___ GIVEN ENTRIES ___

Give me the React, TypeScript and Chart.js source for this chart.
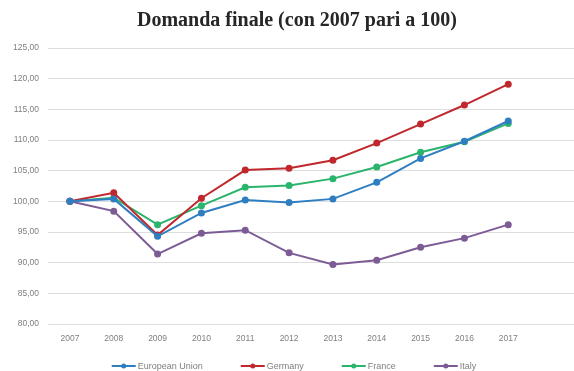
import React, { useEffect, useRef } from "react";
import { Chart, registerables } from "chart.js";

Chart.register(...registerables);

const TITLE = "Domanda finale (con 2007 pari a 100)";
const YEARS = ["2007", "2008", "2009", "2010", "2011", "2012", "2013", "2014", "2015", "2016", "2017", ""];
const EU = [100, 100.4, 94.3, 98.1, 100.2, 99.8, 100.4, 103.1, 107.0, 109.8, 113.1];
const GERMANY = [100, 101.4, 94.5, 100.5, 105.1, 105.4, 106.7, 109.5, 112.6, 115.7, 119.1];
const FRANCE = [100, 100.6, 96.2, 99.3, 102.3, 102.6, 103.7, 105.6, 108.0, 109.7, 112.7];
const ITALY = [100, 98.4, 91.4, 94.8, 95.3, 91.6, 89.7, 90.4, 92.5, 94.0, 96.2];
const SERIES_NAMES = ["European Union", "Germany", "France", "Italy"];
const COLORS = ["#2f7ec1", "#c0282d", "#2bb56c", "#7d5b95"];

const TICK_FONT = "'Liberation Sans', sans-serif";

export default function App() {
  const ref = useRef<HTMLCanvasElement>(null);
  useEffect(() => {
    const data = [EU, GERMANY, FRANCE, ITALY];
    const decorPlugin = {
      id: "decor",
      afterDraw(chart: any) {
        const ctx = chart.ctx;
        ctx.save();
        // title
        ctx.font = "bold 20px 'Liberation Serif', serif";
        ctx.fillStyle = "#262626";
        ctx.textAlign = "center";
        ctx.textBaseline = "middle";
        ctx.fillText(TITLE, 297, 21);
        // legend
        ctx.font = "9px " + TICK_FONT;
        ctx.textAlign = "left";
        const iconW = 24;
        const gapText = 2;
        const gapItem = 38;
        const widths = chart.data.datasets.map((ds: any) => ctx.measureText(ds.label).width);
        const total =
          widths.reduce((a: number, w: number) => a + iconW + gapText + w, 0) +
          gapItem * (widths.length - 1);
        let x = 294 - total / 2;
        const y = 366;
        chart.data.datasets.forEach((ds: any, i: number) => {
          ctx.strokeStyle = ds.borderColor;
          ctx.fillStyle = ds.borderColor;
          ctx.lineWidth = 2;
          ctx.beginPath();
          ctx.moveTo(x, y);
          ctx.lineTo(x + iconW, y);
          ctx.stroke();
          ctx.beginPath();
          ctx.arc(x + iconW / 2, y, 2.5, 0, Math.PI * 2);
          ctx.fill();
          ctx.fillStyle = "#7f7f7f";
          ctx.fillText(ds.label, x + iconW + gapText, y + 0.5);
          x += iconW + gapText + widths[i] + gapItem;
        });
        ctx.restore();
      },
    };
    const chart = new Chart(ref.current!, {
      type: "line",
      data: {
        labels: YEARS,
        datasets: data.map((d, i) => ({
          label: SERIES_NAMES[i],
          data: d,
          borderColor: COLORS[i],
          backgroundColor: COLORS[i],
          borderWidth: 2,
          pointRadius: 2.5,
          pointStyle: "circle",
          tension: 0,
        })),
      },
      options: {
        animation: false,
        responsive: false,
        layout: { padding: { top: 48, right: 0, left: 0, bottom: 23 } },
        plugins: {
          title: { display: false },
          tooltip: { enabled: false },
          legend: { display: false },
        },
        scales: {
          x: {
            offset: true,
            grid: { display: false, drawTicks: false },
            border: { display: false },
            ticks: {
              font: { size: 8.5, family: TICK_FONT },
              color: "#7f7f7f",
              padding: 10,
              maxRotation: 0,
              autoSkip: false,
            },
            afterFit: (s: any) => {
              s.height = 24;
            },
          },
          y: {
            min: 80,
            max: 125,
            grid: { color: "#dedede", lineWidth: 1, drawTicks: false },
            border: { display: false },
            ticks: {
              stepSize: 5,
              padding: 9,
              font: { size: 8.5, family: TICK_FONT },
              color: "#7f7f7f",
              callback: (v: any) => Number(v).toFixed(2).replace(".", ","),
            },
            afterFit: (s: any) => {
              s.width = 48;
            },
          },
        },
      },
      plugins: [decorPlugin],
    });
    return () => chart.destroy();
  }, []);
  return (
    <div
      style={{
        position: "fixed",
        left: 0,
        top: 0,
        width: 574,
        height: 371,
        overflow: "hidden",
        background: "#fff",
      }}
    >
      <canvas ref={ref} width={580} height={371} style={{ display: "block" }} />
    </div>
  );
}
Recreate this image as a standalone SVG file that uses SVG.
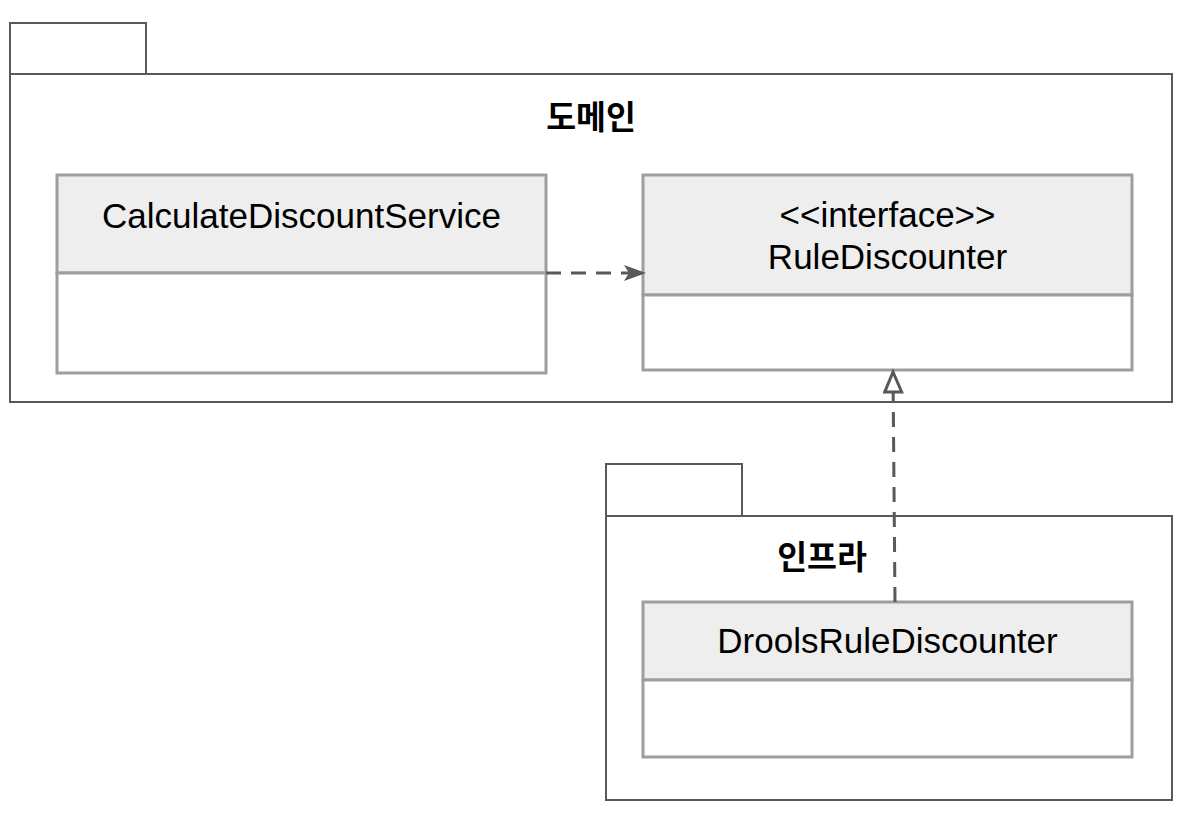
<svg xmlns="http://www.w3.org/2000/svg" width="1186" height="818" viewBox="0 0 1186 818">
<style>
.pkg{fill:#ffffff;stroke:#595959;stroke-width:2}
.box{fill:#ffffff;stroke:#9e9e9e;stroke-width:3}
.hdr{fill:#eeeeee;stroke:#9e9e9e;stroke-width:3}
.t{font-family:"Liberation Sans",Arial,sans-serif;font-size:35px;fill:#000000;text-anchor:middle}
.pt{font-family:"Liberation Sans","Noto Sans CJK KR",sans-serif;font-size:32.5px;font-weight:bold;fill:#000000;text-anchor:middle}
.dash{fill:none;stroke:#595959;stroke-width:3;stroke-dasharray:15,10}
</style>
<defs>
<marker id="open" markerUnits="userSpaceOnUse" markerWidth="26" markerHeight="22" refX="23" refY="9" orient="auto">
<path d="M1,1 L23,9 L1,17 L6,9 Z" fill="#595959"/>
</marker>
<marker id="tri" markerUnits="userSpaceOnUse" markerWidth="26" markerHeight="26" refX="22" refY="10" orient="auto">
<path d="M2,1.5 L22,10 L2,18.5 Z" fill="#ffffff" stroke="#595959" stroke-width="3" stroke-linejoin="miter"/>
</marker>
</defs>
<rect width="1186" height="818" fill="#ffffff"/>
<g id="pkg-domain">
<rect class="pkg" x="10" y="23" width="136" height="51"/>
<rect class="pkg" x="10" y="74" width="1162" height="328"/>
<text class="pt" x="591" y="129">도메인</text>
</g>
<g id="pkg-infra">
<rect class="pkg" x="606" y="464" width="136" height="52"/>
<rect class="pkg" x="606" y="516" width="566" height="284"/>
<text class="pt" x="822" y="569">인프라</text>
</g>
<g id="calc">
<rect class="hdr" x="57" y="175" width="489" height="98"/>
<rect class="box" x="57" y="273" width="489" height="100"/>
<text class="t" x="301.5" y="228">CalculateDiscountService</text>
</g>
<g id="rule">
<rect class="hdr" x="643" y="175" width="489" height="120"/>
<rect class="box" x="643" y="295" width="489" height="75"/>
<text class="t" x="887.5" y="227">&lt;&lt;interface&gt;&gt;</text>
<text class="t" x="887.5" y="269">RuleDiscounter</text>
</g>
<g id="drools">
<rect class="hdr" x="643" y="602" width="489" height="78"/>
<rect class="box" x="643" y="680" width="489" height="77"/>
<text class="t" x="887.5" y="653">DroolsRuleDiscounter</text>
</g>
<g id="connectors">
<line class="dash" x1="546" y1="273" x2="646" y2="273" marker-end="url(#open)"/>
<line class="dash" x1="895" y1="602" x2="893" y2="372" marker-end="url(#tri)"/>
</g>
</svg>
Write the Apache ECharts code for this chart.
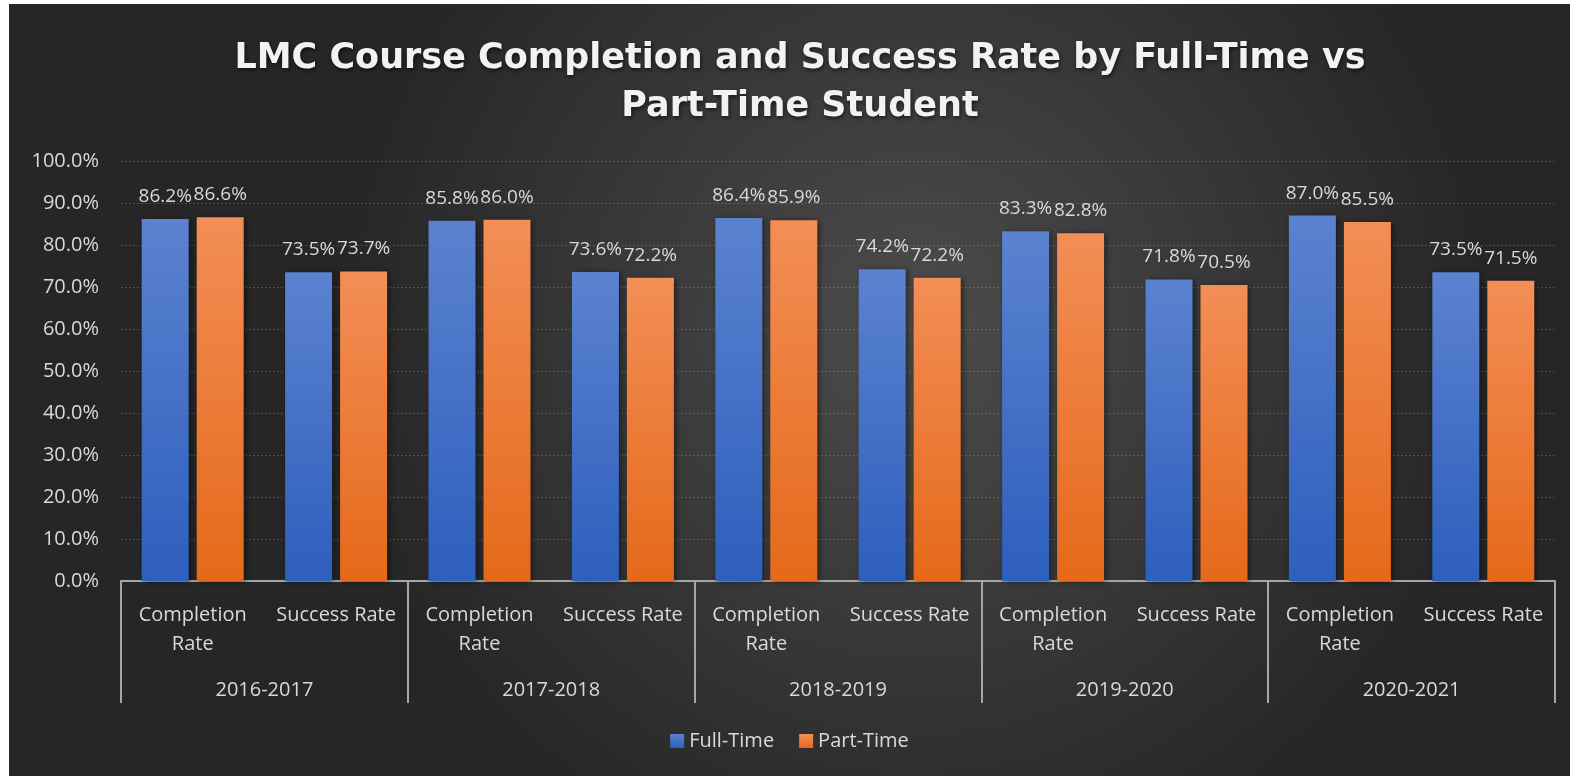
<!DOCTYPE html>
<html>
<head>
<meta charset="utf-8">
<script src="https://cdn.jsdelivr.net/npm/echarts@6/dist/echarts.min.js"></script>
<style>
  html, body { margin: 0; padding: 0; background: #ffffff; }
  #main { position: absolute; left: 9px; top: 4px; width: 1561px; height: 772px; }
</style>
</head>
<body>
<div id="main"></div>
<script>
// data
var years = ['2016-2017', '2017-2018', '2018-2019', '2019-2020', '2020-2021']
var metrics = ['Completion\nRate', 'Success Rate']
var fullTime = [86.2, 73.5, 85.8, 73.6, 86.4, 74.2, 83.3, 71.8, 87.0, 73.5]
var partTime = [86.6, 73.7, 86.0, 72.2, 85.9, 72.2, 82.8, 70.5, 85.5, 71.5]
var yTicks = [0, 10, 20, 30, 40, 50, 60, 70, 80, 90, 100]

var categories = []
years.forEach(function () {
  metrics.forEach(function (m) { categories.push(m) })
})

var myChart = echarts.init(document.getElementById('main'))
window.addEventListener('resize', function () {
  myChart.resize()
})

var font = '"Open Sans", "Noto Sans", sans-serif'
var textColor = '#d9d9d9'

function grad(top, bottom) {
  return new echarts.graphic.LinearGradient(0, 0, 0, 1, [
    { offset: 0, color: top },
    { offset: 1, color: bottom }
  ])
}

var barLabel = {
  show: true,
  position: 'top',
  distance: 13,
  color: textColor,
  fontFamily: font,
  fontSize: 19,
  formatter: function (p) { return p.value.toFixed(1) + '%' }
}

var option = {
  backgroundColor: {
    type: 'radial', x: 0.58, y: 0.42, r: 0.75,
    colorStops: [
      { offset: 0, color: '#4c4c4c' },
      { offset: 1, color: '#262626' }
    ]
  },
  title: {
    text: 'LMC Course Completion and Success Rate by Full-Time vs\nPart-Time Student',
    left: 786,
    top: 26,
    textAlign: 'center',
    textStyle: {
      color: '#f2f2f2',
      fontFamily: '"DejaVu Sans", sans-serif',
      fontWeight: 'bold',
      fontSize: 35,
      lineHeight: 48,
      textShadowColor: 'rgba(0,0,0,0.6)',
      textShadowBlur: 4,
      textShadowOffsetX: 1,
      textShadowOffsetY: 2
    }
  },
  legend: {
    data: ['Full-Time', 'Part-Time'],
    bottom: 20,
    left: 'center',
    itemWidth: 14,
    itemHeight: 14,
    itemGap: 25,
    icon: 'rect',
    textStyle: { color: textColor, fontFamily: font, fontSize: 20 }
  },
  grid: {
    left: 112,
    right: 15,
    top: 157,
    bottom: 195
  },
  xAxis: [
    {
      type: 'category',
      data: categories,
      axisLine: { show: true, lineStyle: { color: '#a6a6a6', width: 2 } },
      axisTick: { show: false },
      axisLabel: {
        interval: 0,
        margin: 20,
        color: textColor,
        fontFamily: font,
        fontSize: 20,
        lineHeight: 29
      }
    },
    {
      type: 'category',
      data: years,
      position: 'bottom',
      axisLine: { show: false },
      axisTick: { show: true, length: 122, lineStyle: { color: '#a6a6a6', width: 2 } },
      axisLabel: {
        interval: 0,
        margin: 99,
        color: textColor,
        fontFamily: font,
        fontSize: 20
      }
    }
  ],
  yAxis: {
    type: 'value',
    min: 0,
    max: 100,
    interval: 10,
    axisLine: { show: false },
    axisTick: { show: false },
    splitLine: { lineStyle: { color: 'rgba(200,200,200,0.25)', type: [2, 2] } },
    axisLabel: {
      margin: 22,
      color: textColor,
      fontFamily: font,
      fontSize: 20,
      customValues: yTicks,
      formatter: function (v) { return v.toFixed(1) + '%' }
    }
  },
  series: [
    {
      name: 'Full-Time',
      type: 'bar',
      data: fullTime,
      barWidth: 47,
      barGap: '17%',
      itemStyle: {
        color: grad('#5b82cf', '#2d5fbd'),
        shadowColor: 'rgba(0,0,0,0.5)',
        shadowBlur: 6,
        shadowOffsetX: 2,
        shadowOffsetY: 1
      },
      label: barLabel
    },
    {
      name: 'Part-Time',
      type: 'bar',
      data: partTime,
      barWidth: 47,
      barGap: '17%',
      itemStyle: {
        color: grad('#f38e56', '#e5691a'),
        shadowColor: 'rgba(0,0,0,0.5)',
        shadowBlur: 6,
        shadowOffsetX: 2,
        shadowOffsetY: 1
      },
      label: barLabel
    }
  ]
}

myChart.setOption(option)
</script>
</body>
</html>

___

## WORK TO BE COMPLETED
Beginning with the first line of the records above, extract each line exactly through the line that holds "Chart.register(...registerables);", both ends included. Omit pictures.

## SOLVED EXERCISE
Give me the React, TypeScript and Chart.js source for this chart.
import React, { useEffect, useRef } from "react";
import { Chart, registerables } from "chart.js";

Chart.register(...registerables);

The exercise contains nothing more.